▸ **Task to complete**
Leave out the images and repeat the listing below without a single change.

################

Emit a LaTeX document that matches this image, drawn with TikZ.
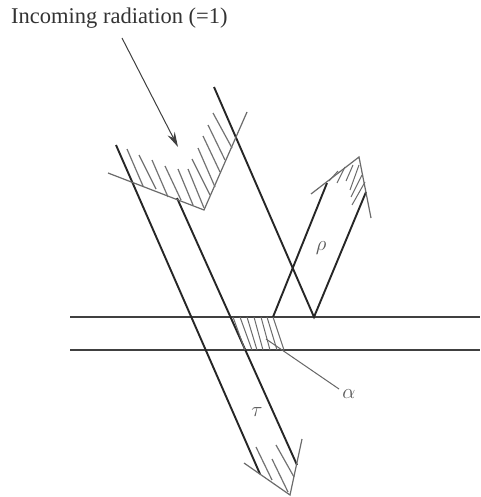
\documentclass[tikz,border=0pt]{standalone}
\usepackage{fontspec}
\setmainfont{Liberation Serif}
\usetikzlibrary{arrows.meta}
\tikzset{
  beam/.style={line width=1.9pt,color=black!85},
  plate/.style={line width=1.9pt,color=black!75},
  front/.style={line width=1.2pt,color=black!58},
  hatch/.style={line width=1.2pt,color=black!55},
  finehatch/.style={line width=1pt,color=black!58},
  sym/.style={inner sep=0pt,font=\fontsize{21}{21}\selectfont,color=black!65}
}
\begin{document}
\begin{tikzpicture}[x=1pt,y=-1pt]
\useasboundingbox (0,0) rectangle (480,497);
\fill[white] (0,0) rectangle (480,497);
% plate
\draw[plate] (70,317) -- (480,317);
\draw[plate] (70,350) -- (480,350);
% beams
\coordinate (a0) at (116,145); \coordinate (a1) at (260,474);
\coordinate (b0) at (177,198); \coordinate (b1) at (297,465);
\coordinate (c0) at (214,87);  \coordinate (c1) at (314,317);
\coordinate (d0) at (273,317); \coordinate (d1) at (327,183);
\coordinate (e1) at (366,192);
\draw[beam] (a0) -- (a1);
\draw[beam] (b0) -- (b1);
\draw[beam] (c0) -- (c1) -- (e1);
\draw[beam] (d0) -- (d1);
% incident wave front
\coordinate (v1) at (108,173); \coordinate (v2) at (204,210); \coordinate (v3) at (247,112);
\draw[front] (v1) -- (v2) -- (v3);
\foreach \xa/\ya/\xb/\yb in {
 127/149/143/186, 139/155/156/189, 152/160/168/197, 165/166/181/200, 178/169/193/205,
 188/169/204/208, 192/159/210/195, 198/148/215/187, 203/136/220/172, 208/125/225/160, 213/113/232/148}
  \draw[hatch] (\xa,\ya) -- (\xb,\yb);
% incoming arrow
\coordinate (i0) at (122,38); \coordinate (i1) at (178,147);
\draw[line width=1pt,color=black!75,-{Stealth[length=15pt,width=8pt]}] (i0) -- (i1);
% reflected wave front
\coordinate (r1) at (311,194); \coordinate (r2) at (359,157); \coordinate (r3) at (371,218);
\draw[front] (r1) -- (r2) -- (r3);
\foreach \xa/\ya/\xb/\yb in {
 329/181/338/171, 337/183/345/167, 346/181/353/165, 350/190/359/165, 351/197/362/175, 352/205/365/182}
  \draw[finehatch] (\xa,\ya) -- (\xb,\yb);
% absorbed hatching
\foreach \xa/\xb in {233/245,240/252,247/257,254/263,261/270,267/277,273/284}
  \draw[finehatch] (\xa,317) -- (\xb,350);
\coordinate (l0) at (266,339); \coordinate (l1) at (339,389);
\draw[line width=1pt,color=black!60] (l0) -- (l1);
% transmitted wave front
\coordinate (t1) at (244,463); \coordinate (t2) at (290,495); \coordinate (t3) at (302,439);
\draw[front] (t1) -- (t2) -- (t3);
\foreach \xa/\ya/\xb/\yb in {256/447/272/480, 272/459/288/492, 276/445/294/477}
  \draw[hatch] (\xa,\ya) -- (\xb,\yb);
% labels
\node[anchor=base west,inner sep=0pt,font=\fontsize{22.5}{22.5}\selectfont,color=black!80] (title) at (11,24) {Incoming radiation (=1)};
\node[sym] (rho) at (321,248) {$\rho$};
\node[sym] (tau) at (257,412) {$\tau$};
\node[sym] (alpha) at (349,394) {$\alpha$};
\end{tikzpicture}
\end{document}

################

▸ **Solution to this exercise**
Emit a LaTeX document that matches this image, drawn with TikZ.
\documentclass[tikz,border=0pt]{standalone}
\usepackage{fontspec}
\setmainfont{Liberation Serif}
\usetikzlibrary{arrows.meta}
\tikzset{
  beam/.style={line width=1.9pt,color=black!85},
  plate/.style={line width=1.9pt,color=black!75},
  front/.style={line width=1.2pt,color=black!58},
  hatch/.style={line width=1.2pt,color=black!55},
  finehatch/.style={line width=1pt,color=black!58},
  sym/.style={inner sep=0pt,font=\fontsize{21}{21}\selectfont,color=black!65}
}
\begin{document}
\begin{tikzpicture}[x=1pt,y=-1pt]
\useasboundingbox (0,0) rectangle (480,497);
\fill[white] (0,0) rectangle (480,497);
% plate
\draw[plate] (70,317) -- (480,317);
\draw[plate] (70,350) -- (480,350);
% beams
\coordinate (a0) at (116,145); \coordinate (a1) at (260,474);
\coordinate (b0) at (177,198); \coordinate (b1) at (297,465);
\coordinate (c0) at (214,87);  \coordinate (c1) at (314,317);
\coordinate (d0) at (273,317); \coordinate (d1) at (327,183);
\coordinate (e1) at (366,192);
\draw[beam] (a0) -- (a1);
\draw[beam] (b0) -- (b1);
\draw[beam] (c0) -- (c1) -- (e1);
\draw[beam] (d0) -- (d1);
% incident wave front
\coordinate (v1) at (108,173); \coordinate (v2) at (204,210); \coordinate (v3) at (247,112);
\draw[front] (v1) -- (v2) -- (v3);
\foreach \xa/\ya/\xb/\yb in {
 127/149/143/186, 139/155/156/189, 152/160/168/197, 165/166/181/200, 178/169/193/205,
 188/169/204/208, 192/159/210/195, 198/148/215/187, 203/136/220/172, 208/125/225/160, 213/113/232/148}
  \draw[hatch] (\xa,\ya) -- (\xb,\yb);
% incoming arrow
\coordinate (i0) at (122,38); \coordinate (i1) at (178,147);
\draw[line width=1pt,color=black!75,-{Stealth[length=15pt,width=8pt]}] (i0) -- (i1);
% reflected wave front
\coordinate (r1) at (311,194); \coordinate (r2) at (359,157); \coordinate (r3) at (371,218);
\draw[front] (r1) -- (r2) -- (r3);
\foreach \xa/\ya/\xb/\yb in {
 329/181/338/171, 337/183/345/167, 346/181/353/165, 350/190/359/165, 351/197/362/175, 352/205/365/182}
  \draw[finehatch] (\xa,\ya) -- (\xb,\yb);
% absorbed hatching
\foreach \xa/\xb in {233/245,240/252,247/257,254/263,261/270,267/277,273/284}
  \draw[finehatch] (\xa,317) -- (\xb,350);
\coordinate (l0) at (266,339); \coordinate (l1) at (339,389);
\draw[line width=1pt,color=black!60] (l0) -- (l1);
% transmitted wave front
\coordinate (t1) at (244,463); \coordinate (t2) at (290,495); \coordinate (t3) at (302,439);
\draw[front] (t1) -- (t2) -- (t3);
\foreach \xa/\ya/\xb/\yb in {256/447/272/480, 272/459/288/492, 276/445/294/477}
  \draw[hatch] (\xa,\ya) -- (\xb,\yb);
% labels
\node[anchor=base west,inner sep=0pt,font=\fontsize{22.5}{22.5}\selectfont,color=black!80] (title) at (11,24) {Incoming radiation (=1)};
\node[sym] (rho) at (321,248) {$\rho$};
\node[sym] (tau) at (257,412) {$\tau$};
\node[sym] (alpha) at (349,394) {$\alpha$};
\end{tikzpicture}
\end{document}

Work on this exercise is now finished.